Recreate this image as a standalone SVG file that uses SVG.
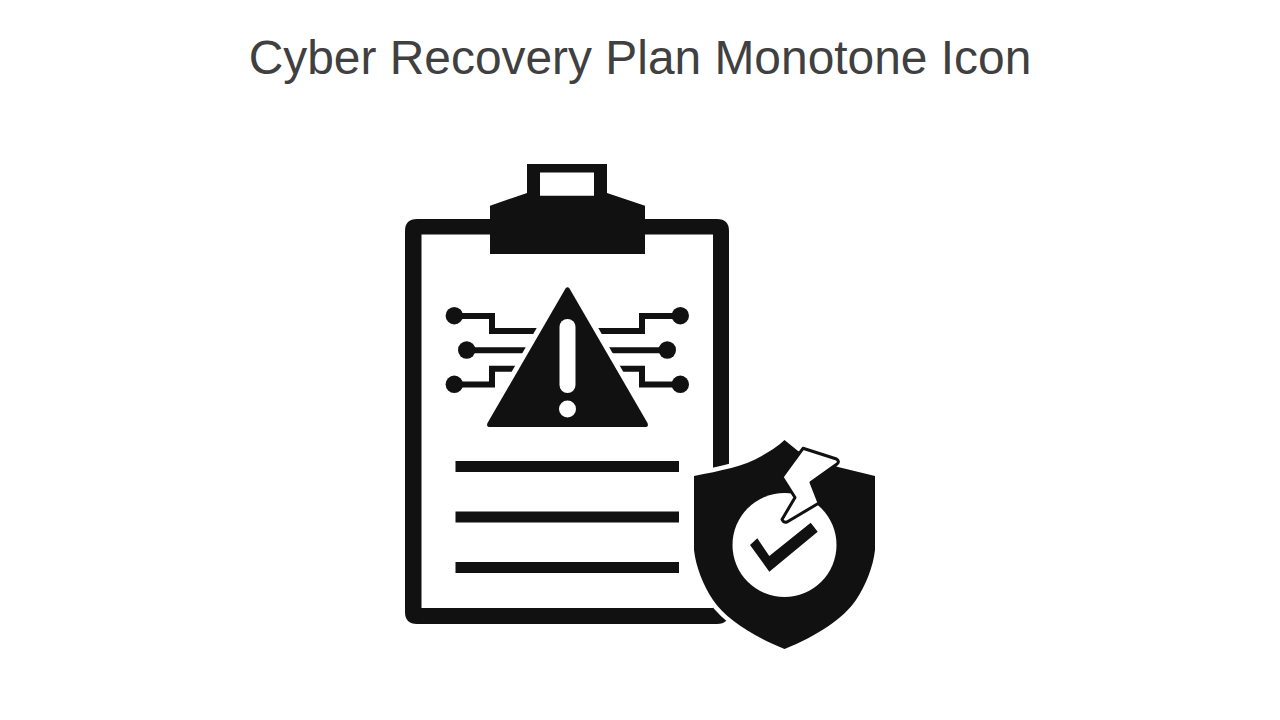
<svg xmlns="http://www.w3.org/2000/svg" width="1280" height="720" viewBox="0 0 1280 720">
<style>
.k{fill:#111}
.w{fill:#fff}
.t{fill:none;stroke:#111;stroke-width:6}
.title{font-family:"Liberation Sans",Arial,sans-serif;font-size:47.900px;fill:#404040;text-anchor:middle}
</style>
<rect width="1280" height="720" fill="#fff"/>
<text class="title" x="640" y="74">Cyber Recovery Plan Monotone Icon</text>
<g id="clipboard">
<path class="k" fill-rule="evenodd" d="M417 219H717Q729 219 729 231V612Q729 624 717 624H417Q405 624 405 612V231Q405 219 417 219ZM421.500 234.500V608H713V234.500Z"/>
<path class="k" fill-rule="evenodd" d="M527 164H607V193L645 205.700V254H490V205.700L527 193ZM540 172.500V195.700H594V172.500Z"/>
<rect class="k" x="455.500" y="461" width="223.500" height="11"/>
<rect class="k" x="455.500" y="511.500" width="223.500" height="11"/>
<rect class="k" x="455.500" y="562" width="223.500" height="11"/>
</g>
<g id="alert">
<g id="traces">
<path class="t" d="M454 316H492V331H545"/>
<path class="t" d="M467 350.300H540"/>
<path class="t" d="M454 384.500H492V368.700H530"/>
<path class="t" d="M680 316H642V331H589"/>
<path class="t" d="M667 350.300H594"/>
<path class="t" d="M680 384.500H642V368.700H604"/>
<circle class="k" cx="454.300" cy="315.700" r="8.700"/>
<circle class="k" cx="466.700" cy="350" r="8.700"/>
<circle class="k" cx="454.300" cy="384.300" r="8.700"/>
<circle class="k" cx="680.300" cy="315.700" r="8.700"/>
<circle class="k" cx="667.300" cy="350" r="8.700"/>
<circle class="k" cx="680.300" cy="384.300" r="8.700"/>
</g>
<path class="w" d="M567.500 274L657 431H478Z"/>
<path class="k" d="M565.500 288.500Q567.500 286 569.500 288.500L647.500 423Q649 427 645 427H490Q486 427 487.500 423Z"/>
<rect class="w" x="559.500" y="319" width="16" height="74" rx="8"/>
<circle class="w" cx="567.500" cy="409" r="8.500"/>
</g>
<g id="shield">
<path d="M694 476C720 471 745 466 761.700 456C770 451 777 447 784.500 440L798 451L838 467L875 476V550C873 567 866 585 856 600C844 618 817 636 784.500 649C752 636 725 618 713 600C703 585 696 567 694 550Z" fill="#111" stroke="#fff" stroke-width="9" paint-order="stroke"/>
<circle class="w" cx="784.500" cy="545" r="52"/>
<path class="k" d="M750 545L757.300 538.300L769.300 556L810.700 522.700L817.700 531.700L769.300 571.700Z"/>
<path d="M803 448.300L836.500 459Q840 461.500 837 464L811 482.500L819 503L787 522Q783.500 523 782 519.500L795 497.500L782 477Z" fill="#fff" stroke="#111" stroke-width="3" stroke-linejoin="round"/>
</g>
</svg>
- - - -
__Task directions__.
Take the data above and repeat it exactly, leaving each picture out.

__Solution for this exercise__.
Recreate this image as a standalone SVG file that uses SVG.
<svg xmlns="http://www.w3.org/2000/svg" width="1280" height="720" viewBox="0 0 1280 720">
<style>
.k{fill:#111}
.w{fill:#fff}
.t{fill:none;stroke:#111;stroke-width:6}
.title{font-family:"Liberation Sans",Arial,sans-serif;font-size:47.900px;fill:#404040;text-anchor:middle}
</style>
<rect width="1280" height="720" fill="#fff"/>
<text class="title" x="640" y="74">Cyber Recovery Plan Monotone Icon</text>
<g id="clipboard">
<path class="k" fill-rule="evenodd" d="M417 219H717Q729 219 729 231V612Q729 624 717 624H417Q405 624 405 612V231Q405 219 417 219ZM421.500 234.500V608H713V234.500Z"/>
<path class="k" fill-rule="evenodd" d="M527 164H607V193L645 205.700V254H490V205.700L527 193ZM540 172.500V195.700H594V172.500Z"/>
<rect class="k" x="455.500" y="461" width="223.500" height="11"/>
<rect class="k" x="455.500" y="511.500" width="223.500" height="11"/>
<rect class="k" x="455.500" y="562" width="223.500" height="11"/>
</g>
<g id="alert">
<g id="traces">
<path class="t" d="M454 316H492V331H545"/>
<path class="t" d="M467 350.300H540"/>
<path class="t" d="M454 384.500H492V368.700H530"/>
<path class="t" d="M680 316H642V331H589"/>
<path class="t" d="M667 350.300H594"/>
<path class="t" d="M680 384.500H642V368.700H604"/>
<circle class="k" cx="454.300" cy="315.700" r="8.700"/>
<circle class="k" cx="466.700" cy="350" r="8.700"/>
<circle class="k" cx="454.300" cy="384.300" r="8.700"/>
<circle class="k" cx="680.300" cy="315.700" r="8.700"/>
<circle class="k" cx="667.300" cy="350" r="8.700"/>
<circle class="k" cx="680.300" cy="384.300" r="8.700"/>
</g>
<path class="w" d="M567.500 274L657 431H478Z"/>
<path class="k" d="M565.500 288.500Q567.500 286 569.500 288.500L647.500 423Q649 427 645 427H490Q486 427 487.500 423Z"/>
<rect class="w" x="559.500" y="319" width="16" height="74" rx="8"/>
<circle class="w" cx="567.500" cy="409" r="8.500"/>
</g>
<g id="shield">
<path d="M694 476C720 471 745 466 761.700 456C770 451 777 447 784.500 440L798 451L838 467L875 476V550C873 567 866 585 856 600C844 618 817 636 784.500 649C752 636 725 618 713 600C703 585 696 567 694 550Z" fill="#111" stroke="#fff" stroke-width="9" paint-order="stroke"/>
<circle class="w" cx="784.500" cy="545" r="52"/>
<path class="k" d="M750 545L757.300 538.300L769.300 556L810.700 522.700L817.700 531.700L769.300 571.700Z"/>
<path d="M803 448.300L836.500 459Q840 461.500 837 464L811 482.500L819 503L787 522Q783.500 523 782 519.500L795 497.500L782 477Z" fill="#fff" stroke="#111" stroke-width="3" stroke-linejoin="round"/>
</g>
</svg>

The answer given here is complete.